I started my career in the corporate world and soon realised that I was extremely bad at corporate-ing. My main problem was that I liked to leave the office and have a life which was obviously a big no-no for anyone hoping for career progression.
At one point a superior had to sit me down and tell me sternly that I should never be seen leaving before 8pm at the earliest, even if I had nothing to do. So, in a misguided attempt at climbing the greasy pole, I started printing Wilkie Collins novels, sticking them in an official looking binder, and poring over them with a highlighter, so it looked like I was doing important business things. No need to tell you that I didn’t last very long at that job.
Anyway, that was the working world back then, wasn’t it? Face time was everything, commutes were long and people basically lived in the office. Then the pandemic came along and a more flexible and family-friendly way of work took hold. Remote and hybrid work became the new normal. Or so we thought.
It seems like that era has officially come to an end. The death knell? Zoom, the company that helped to usher in the age of remote work and which arguably benefited from the transition to remote work more than any other business, has now summoned its workers back to the office. To be fair, it has only asked staff living a “commutable distance” to travel in at least two days a week but the announcement still feels symbolic.
Zoom isn’t alone in beckoning its employees back to HQ. Pretty much every big employer has moved on from remote-only policies initiated in 2020. Funnily enough, the tech companies that keep telling us the future is virtual seem to be leading the charge when it comes to in-person work. Meta, which once evangelised about how “good work can get done everywhere” recently told employees to return to the office three days a week starting in September. Google has done the same, and in an attempt to sweeten the deal it offered employees a “summer special” where they can stay at an on-campus hotel for $99 (£78) a night to help them “transition to the hybrid workplace”. That is generous, but not as generous as Twitter (sorry, “X”) – where you can sleep in the office to prove your devotion and reportedly get fired anyway.
Earlier this year, Amazon also announced that it required employees to come into the office at least three days a week. This didn’t go down well with many workers, who had become accustomed to luxuries such as seeing their children for more than 30 minutes a day. Still, despite the pushback, Amazon’s leadership remains resolute. Mike Hopkins, senior vice-president of Prime Video and Amazon Studios, recently said in an internal meeting that it was time for workers to “disagree and commit” to coming back to the office. “We’re here, we’re back – it’s working,” he reportedly proclaimed. “I don’t have data to back it up, but I know it’s better.” Who needs data, eh, when you’ve got the gut instinct of a senior vice president?
I often think of a beautiful essay which the novelist Arundhati Roy wrote for the Financial Times in 2020. “Historically, pandemics have forced humans to break with the past and imagine their world anew,” she wrote. “This one is no different.

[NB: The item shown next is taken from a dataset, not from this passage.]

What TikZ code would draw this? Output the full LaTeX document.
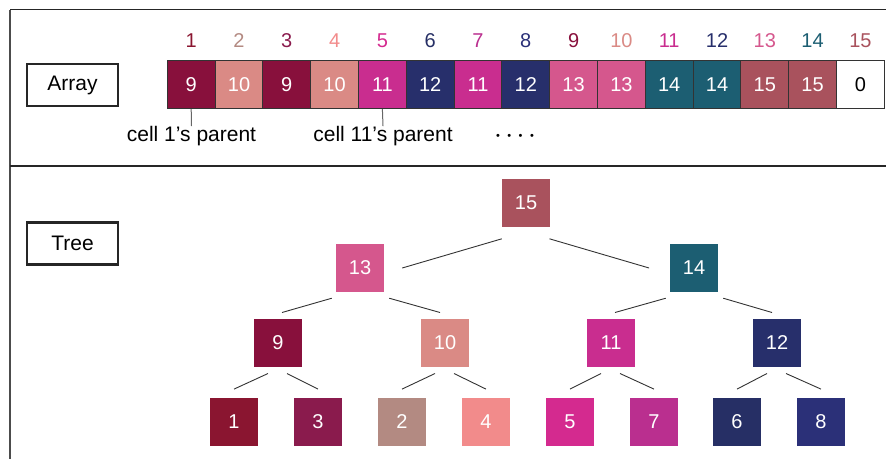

It is a portal, a gateway between one world and the next. We can choose to walk through it, dragging the carcasses of our prejudice … Or we can walk through lightly, with little luggage, ready to imagine another world. And ready to fight for it.”
In the first year of the pandemic, I thought that this collective traumatic experience, which claimed so many lives, might change the way we live. I thought – how naive! – that there might be a widespread reassessment of what was important, and we might all fight for change. I thought the pandemic might be a portal to a better society.
It wasn’t. We clapped for essential workers, then abandoned them. The poor got poorer; the rich got richer. House prices shot up; shelter became even more unaffordable. Remote work seemed to be the only positive change that might stick, and now it has gone. Three years on, it is very clear which path we chose.